The finding suggests mRNA might eventually have some benefit as personalized cancer vaccines. Before Covid, cancer was where researchers expected the mRNAs would first be used.
While the number of cancer patients is far smaller than the number of people who receive vaccines, oncology drugs are now extraordinarily expensive and can generate huge revenues and profits. Last year, Merck sold $21 billion of Keytruda, making it among the world’s biggest selling drugs.
But, at least for now, investors appear skeptical the mRNAs will be more than marginally successful as cancer treatments. Of they won’t have the public health establishment and media hyping them or the government pushing them at Warp Speed, so they will have to go through the normal regulatory process - and that’s always risky.
Shed no tears for executives and scientists at the mRNA companies, though. They sold plenty of stock along the way. Moderna, which is based in Cambridge, Mass., all by itself propped up the Boston real estate market.
Yes, the last three years have turned out to be a textbook example of the most important rule in Big Pharma (or Biotech): the drug doesn’t have to work forever, just long enough for the executives who make it to cash out!

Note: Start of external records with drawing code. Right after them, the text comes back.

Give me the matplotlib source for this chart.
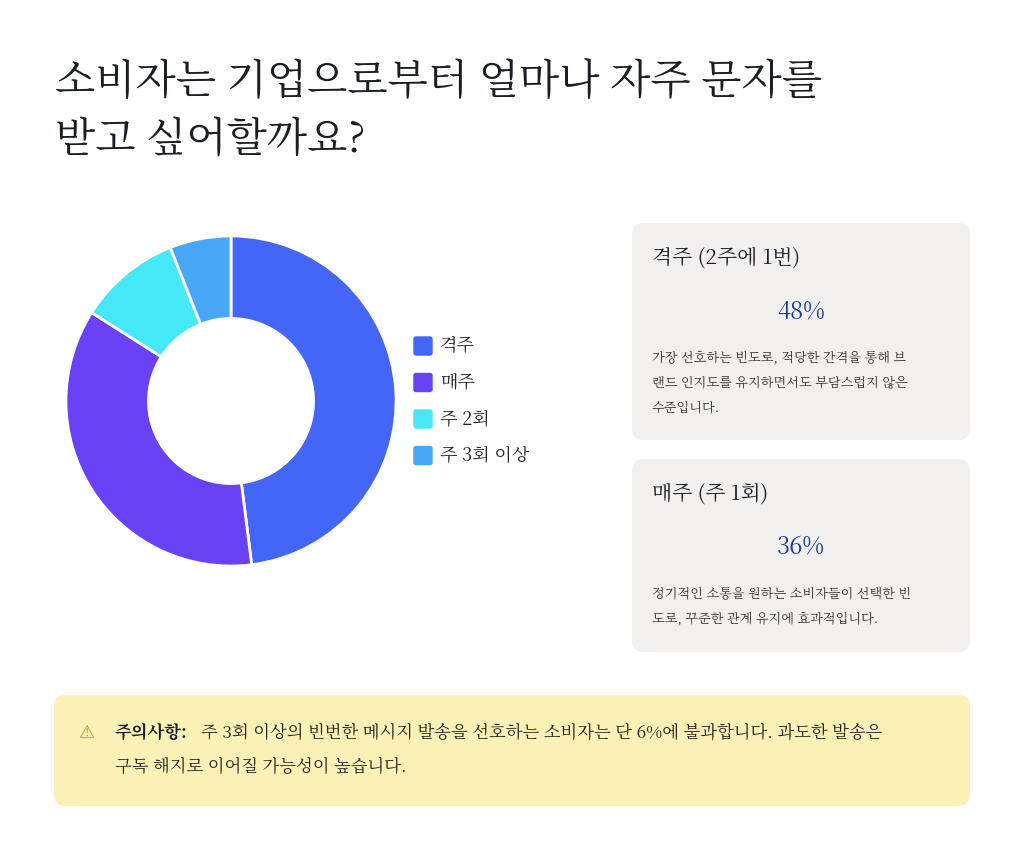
import matplotlib
matplotlib.use("Agg")
import matplotlib.pyplot as plt
from matplotlib import font_manager as fm
from matplotlib.patches import FancyBboxPatch

cjk = [f.name for f in fm.fontManager.ttflist if "CJK" in f.name]
pref = [n for n in cjk if "KR" in n] or cjk
plt.rcParams["font.family"] = [pref[0] if pref else "Noto Sans CJK KR", "DejaVu Sans"]

categories = ["격주", "매주", "주 2회", "주 3회 이상"]
values = [48, 36, 10, 6]
colors = ["#4466F6", "#6A42F6", "#46E8F8", "#49A7F8"]

title_lines = ["소비자는 기업으로부터 얼마나 자주 문자를", "받고 싶어할까요?"]
card_titles = ["격주 (2주에 1번)", "매주 (주 1회)"]
card_pcts = ["48%", "36%"]
card_texts = [["가장 선호하는 빈도로, 적당한 간격을 통해 브", "랜드 인지도를 유지하면서도 부담스럽지 않은", "수준입니다."],
              ["정기적인 소통을 원하는 소비자들이 선택한 빈", "도로, 꾸준한 관계 유지에 효과적입니다."]]
note_bold = "주의사항:"
note_lines = ["주 3회 이상의 빈번한 메시지 발송을 선호하는 소비자는 단 6%에 불과합니다. 과도한 발송은",
              "구독 해지로 이어질 가능성이 높습니다."]

W, H = 1024, 860
fig = plt.figure(figsize=(W/100, H/100), dpi=100)
bg = fig.add_axes([0, 0, 1, 1])
bg.set_xlim(0, W); bg.set_ylim(H, 0); bg.axis("off")

bg.text(55, 82, title_lines[0], fontsize=30, color="#1a1d24", va="center")
bg.text(55, 140, title_lines[1], fontsize=30, color="#1a1d24", va="center")

ax = fig.add_axes([(231-170)/W, (H-401-170)/H, 340/W, 340/H])
ax.pie(values, colors=colors, startangle=90, counterclock=False,
       wedgeprops=dict(width=0.5, edgecolor="white", linewidth=2))
ax.set_xlim(-1.03, 1.03); ax.set_ylim(-1.03, 1.03); ax.set_aspect("equal")

for i, (c, col) in enumerate(zip(categories, colors)):
    y = 346 + i*36.5
    bg.add_patch(FancyBboxPatch((414, y-9), 18, 18, boxstyle="round,pad=0,rounding_size=2", color=col))
    bg.text(440, y, c, fontsize=13, color="#222", va="center")

cards = [(223, 440), (459, 652)]
for k, (y0, y1) in enumerate(cards):
    bg.add_patch(FancyBboxPatch((632, y0), 338, y1-y0, boxstyle="round,pad=0,rounding_size=12",
                                color="#F2F0EF", ec="none"))
    bg.text(652, y0+35, card_titles[k], fontsize=15, color="#1a1d24", va="center")
    bg.text(801, y0+88, card_pcts[k], fontsize=17, color="#1d3a9a", va="center", ha="center")
    for j, line in enumerate(card_texts[k]):
        bg.text(652, y0+134+j*25, line, fontsize=9.5, color="#333", va="center")

bg.add_patch(FancyBboxPatch((54, 695), 916, 111, boxstyle="round,pad=0,rounding_size=12",
                            color="#FBF1B6", ec="none"))
bg.text(86, 733, "\u26a0", fontsize=13, color="#B89A10", va="center", ha="center", family="DejaVu Sans")
bg.text(115, 733, note_bold, fontsize=12.5, fontweight="bold", color="#1a1d24", va="center")
bg.text(201, 733, note_lines[0], fontsize=12.5, color="#222", va="center")
bg.text(115, 767, note_lines[1], fontsize=12.5, color="#222", va="center")

fig.savefig("out.png", dpi=100, facecolor="white")
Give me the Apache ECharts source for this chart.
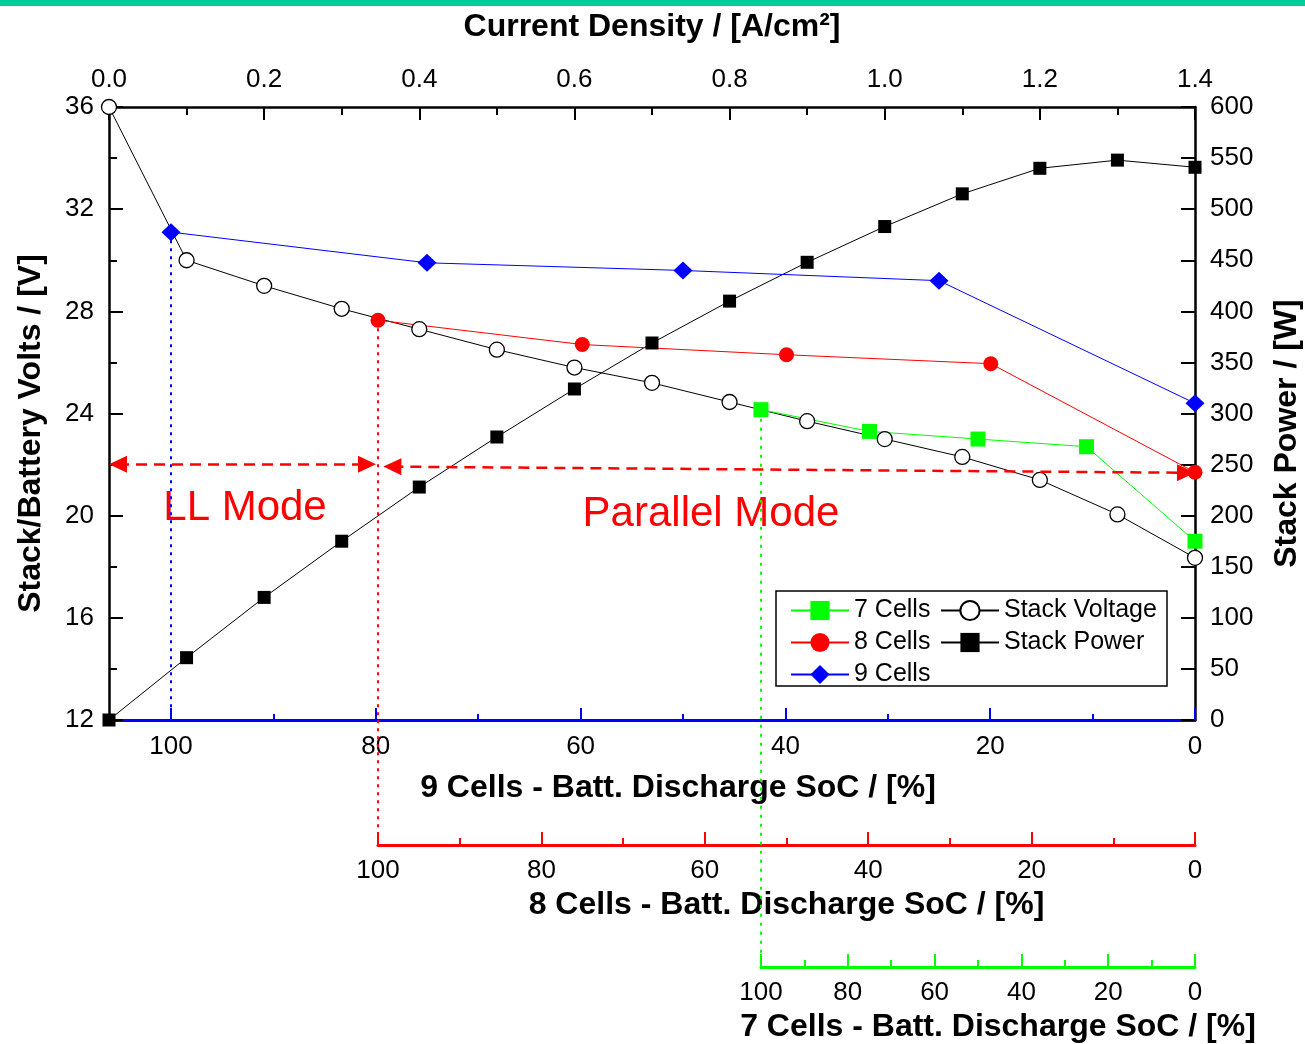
<!DOCTYPE html>
<html>
<head>
<meta charset="utf-8">
<script src="https://cdn.jsdelivr.net/npm/echarts@6/dist/echarts.min.js"></script>
<style>
  html, body { margin: 0; padding: 0; background: #fff; }
  #main { width: 1305px; height: 1044px; }
</style>
</head>
<body>
<div id="main"></div>
<script>
// stack curve vs current density
var currentDensity = [0, 0.1, 0.2, 0.3, 0.4, 0.5, 0.6, 0.7, 0.8, 0.9, 1.0, 1.1, 1.2, 1.3, 1.4];
var stackVoltage = [36.0, 30.0, 29.0, 28.1, 27.3, 26.5, 25.8, 25.2, 24.45, 23.7, 23.0, 22.3, 21.4, 20.05, 18.35];
var stackPower = [0, 61, 120, 175, 228, 277, 324, 369, 410, 448, 483, 515, 540, 548, 541];

// battery voltage vs discharge SoC
var socPoints = [100, 75, 50, 25, 0];
var cells9 = [31.1, 29.9, 29.6, 29.2, 24.4];
var cells8 = [27.65, 26.7, 26.3, 25.95, 21.7];
var cells7 = [24.15, 23.3, 23.0, 22.7, 19.0];

var socTicks = [0, 20, 40, 60, 80, 100];
var socMinorTicks = [10, 30, 50, 70, 90];

var FONT = 'Liberation Sans, Arial, Helvetica, sans-serif';
var BLUE = '#0000ff', RED = '#ff0000', GREEN = '#00ff00';

// volts per pixel of the main plot (24 V over 613 px), used so the
// 8 / 7 cell grids share the same vertical scale while reaching lower
var vpp = 24 / 613;
var yMin8 = 36 - (845 - 107) * vpp;
var yMin7 = 36 - (967 - 107) * vpp;
var soc9Max = 100 * (1195 - 109) / (1195 - 171);

function pairs(xs, ys) {
    return xs.map(function (x, i) { return [x, ys[i]]; });
}

var labelStyle = { fontFamily: FONT, fontSize: 26, color: '#000' };
var nameStyle = { fontFamily: FONT, fontSize: 32, fontWeight: 'bold', color: '#000' };

function socAxis(grid, color, name, nameGap, pad) {
    return {
        gridIndex: grid, type: 'value', position: 'bottom', inverse: true,
        min: 0, max: 100, interval: 20,
        axisLine: { onZero: false, lineStyle: { color: color, width: 3 } },
        axisTick: { inside: true, length: 13, lineStyle: { color: color, width: 2 } },
        minorTick: { show: true, splitNumber: 2, length: 7, lineStyle: { color: color, width: 2 } },
        axisLabel: Object.assign({ margin: 13 }, labelStyle),
        splitLine: { show: false },
        name: name, nameLocation: 'middle', nameGap: nameGap,
        nameTextStyle: Object.assign({ padding: pad }, nameStyle)
    };
}

var myChart = echarts.init(document.getElementById('main'));

var option = {
    animation: false,
    backgroundColor: '#fff',
    grid: [
        { left: 109, right: 110, top: 107, bottom: 324, outerBoundsMode: 'none' },
        { left: 378, right: 110, top: 107, bottom: 199, outerBoundsMode: 'none' },
        { left: 761, right: 110, top: 107, bottom: 77, outerBoundsMode: 'none' }
    ],
    xAxis: [
        {
            gridIndex: 0, type: 'value', position: 'top',
            min: 0, max: 1.4, interval: 0.2,
            axisLine: { onZero: false, lineStyle: { color: '#000', width: 2.5 } },
            axisTick: { inside: true, length: 13, lineStyle: { color: '#000', width: 2 } },
            minorTick: { show: true, splitNumber: 2, length: 8, lineStyle: { color: '#000', width: 2 } },
            axisLabel: Object.assign({ margin: 14, formatter: function (v) { return v.toFixed(1); } }, labelStyle),
            splitLine: { show: false },
            name: 'Current Density / [A/cm²]', nameLocation: 'middle', nameGap: 64,
            nameTextStyle: nameStyle
        },
        {
            gridIndex: 0, type: 'value', position: 'bottom', inverse: true,
            min: 0, max: soc9Max,
            axisLine: { onZero: false, lineStyle: { color: BLUE, width: 3 } },
            axisTick: { inside: true, length: 12, customValues: socTicks, lineStyle: { color: BLUE, width: 2 } },
            axisLabel: Object.assign({ margin: 14, customValues: socTicks }, labelStyle),
            splitLine: { show: false },
            name: '9 Cells - Batt. Discharge SoC / [%]', nameLocation: 'middle', nameGap: 52,
            nameTextStyle: Object.assign({ padding: [0, 0, 0, 52] }, nameStyle)
        },
        {
            gridIndex: 0, type: 'value', position: 'bottom', inverse: true,
            min: 0, max: soc9Max,
            axisLine: { show: false, onZero: false },
            axisTick: { inside: true, length: 6, customValues: socMinorTicks, lineStyle: { color: BLUE, width: 2 } },
            axisLabel: { show: false },
            splitLine: { show: false }
        },
        socAxis(1, RED, '8 Cells - Batt. Discharge SoC / [%]', 44, [0, 0, 0, 0]),
        socAxis(2, GREEN, '7 Cells - Batt. Discharge SoC / [%]', 42, [0, 0, 0, 40])
    ],
    yAxis: [
        {
            gridIndex: 0, type: 'value', position: 'left',
            min: 12, max: 36, interval: 4,
            axisLine: { onZero: false, lineStyle: { color: '#000', width: 2.5 } },
            axisTick: { inside: true, length: 14, lineStyle: { color: '#000', width: 2 } },
            minorTick: { show: true, splitNumber: 2, length: 8, lineStyle: { color: '#000', width: 2 } },
            axisLabel: Object.assign({ margin: 15 }, labelStyle),
            splitLine: { show: false },
            name: 'Stack/Battery Volts / [V]', nameLocation: 'middle', nameGap: 62, nameRotate: 90,
            nameTextStyle: Object.assign({ padding: [0, 40, 0, 0] }, nameStyle)
        },
        {
            gridIndex: 0, type: 'value', position: 'right',
            min: 0, max: 600, interval: 50,
            axisLine: { onZero: false, lineStyle: { color: '#000', width: 2.5 } },
            axisTick: { inside: true, length: 14, lineStyle: { color: '#000', width: 2 } },
            axisLabel: Object.assign({ margin: 15 }, labelStyle),
            splitLine: { show: false },
            name: 'Stack Power / [W]', nameLocation: 'middle', nameGap: 76, nameRotate: 90,
            nameTextStyle: Object.assign({ padding: [0, 40, 0, 0] }, nameStyle)
        },
        { gridIndex: 1, type: 'value', min: yMin8, max: 36, show: false },
        { gridIndex: 2, type: 'value', min: yMin7, max: 36, show: false }
    ],
    legend: [
        {
            data: ['7 Cells', '8 Cells', '9 Cells'],
            orient: 'vertical', left: 790, top: 598, padding: 0,
            itemWidth: 58, itemHeight: 24, itemGap: 7,
            textStyle: { fontFamily: FONT, fontSize: 25, color: '#000' }
        },
        {
            data: ['Stack Voltage', 'Stack Power'],
            orient: 'vertical', left: 940, top: 598, padding: 0,
            itemWidth: 58, itemHeight: 24, itemGap: 7,
            textStyle: { fontFamily: FONT, fontSize: 25, color: '#000' }
        }
    ],
    graphic: [
        { type: 'rect', shape: { x: 0, y: 0, width: 1305, height: 6 }, style: { fill: '#00cc99' } },
        { type: 'rect', shape: { x: 776, y: 591, width: 391, height: 95 }, style: { fill: '#fff', stroke: '#000', lineWidth: 1.5 } },
        { type: 'text', x: 245, y: 508, style: { text: 'LL Mode', fill: RED, fontSize: 42, fontFamily: FONT, align: 'center', verticalAlign: 'middle' } },
        { type: 'text', x: 711, y: 514, style: { text: 'Parallel Mode', fill: RED, fontSize: 42, fontFamily: FONT, align: 'center', verticalAlign: 'middle' } }
    ],
    series: [
        {
            name: 'Stack Power', type: 'line', xAxisIndex: 0, yAxisIndex: 1,
            data: pairs(currentDensity, stackPower),
            symbol: 'rect', symbolSize: 13,
            itemStyle: { color: '#000' }, lineStyle: { color: '#000', width: 1 }
        },
        {
            name: 'Stack Voltage', type: 'line', xAxisIndex: 0, yAxisIndex: 0,
            data: pairs(currentDensity, stackVoltage),
            symbol: 'circle', symbolSize: 15,
            itemStyle: { color: '#fff', borderColor: '#000', borderWidth: 1.3 },
            lineStyle: { color: '#000', width: 1 },
            markLine: {
                silent: true, symbol: ['triangle', 'triangle'], symbolSize: [17, 18],
                label: { show: false },
                lineStyle: { color: RED, width: 2.5, type: [11, 7] },
                itemStyle: { color: RED },
                data: [
                    [{ coord: [0.0116, 22.01] }, { coord: [0.3326, 22.01] }],
                    [{ coord: [0.3653, 21.92] }, { coord: [1.3884, 21.68] }]
                ]
            }
        },
        {
            name: '9 Cells', type: 'line', xAxisIndex: 1, yAxisIndex: 0,
            data: pairs(socPoints, cells9),
            symbol: 'diamond', symbolSize: [19, 18],
            itemStyle: { color: BLUE }, lineStyle: { color: BLUE, width: 1 },
            markLine: {
                silent: true, symbol: 'none', label: { show: false },
                lineStyle: { color: BLUE, width: 2, type: [3, 5] },
                data: [[{ coord: [100, cells9[0]] }, { coord: [100, 12] }]]
            }
        },
        {
            name: '8 Cells', type: 'line', xAxisIndex: 3, yAxisIndex: 2,
            data: pairs(socPoints, cells8),
            symbol: 'circle', symbolSize: 15,
            itemStyle: { color: RED }, lineStyle: { color: RED, width: 1 },
            markLine: {
                silent: true, symbol: 'none', label: { show: false },
                lineStyle: { color: RED, width: 2, type: [3, 5] },
                data: [[{ coord: [100, cells8[0]] }, { coord: [100, yMin8] }]]
            }
        },
        {
            name: '7 Cells', type: 'line', xAxisIndex: 4, yAxisIndex: 3,
            data: pairs(socPoints, cells7),
            symbol: 'rect', symbolSize: 15,
            itemStyle: { color: GREEN }, lineStyle: { color: GREEN, width: 1 },
            markLine: {
                silent: true, symbol: 'none', label: { show: false },
                lineStyle: { color: GREEN, width: 2, type: [3, 6] },
                data: [[{ coord: [100, cells7[0]] }, { coord: [100, yMin7] }]]
            }
        }
    ]
};

myChart.setOption(option);
</script>
</body>
</html>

Wall Street is in on the joke. There are no repercussions for killing and maiming people with "vaccines." Of course this disaster will happen all over again because huge profits can be made with minimal downside risk. The only way to break the cycle is to hold the guilty responsible for their crimes, but the smart money knows that won't happen.
It's becoming clearer and clearer why there where mandates, and it wasn't to protect the public.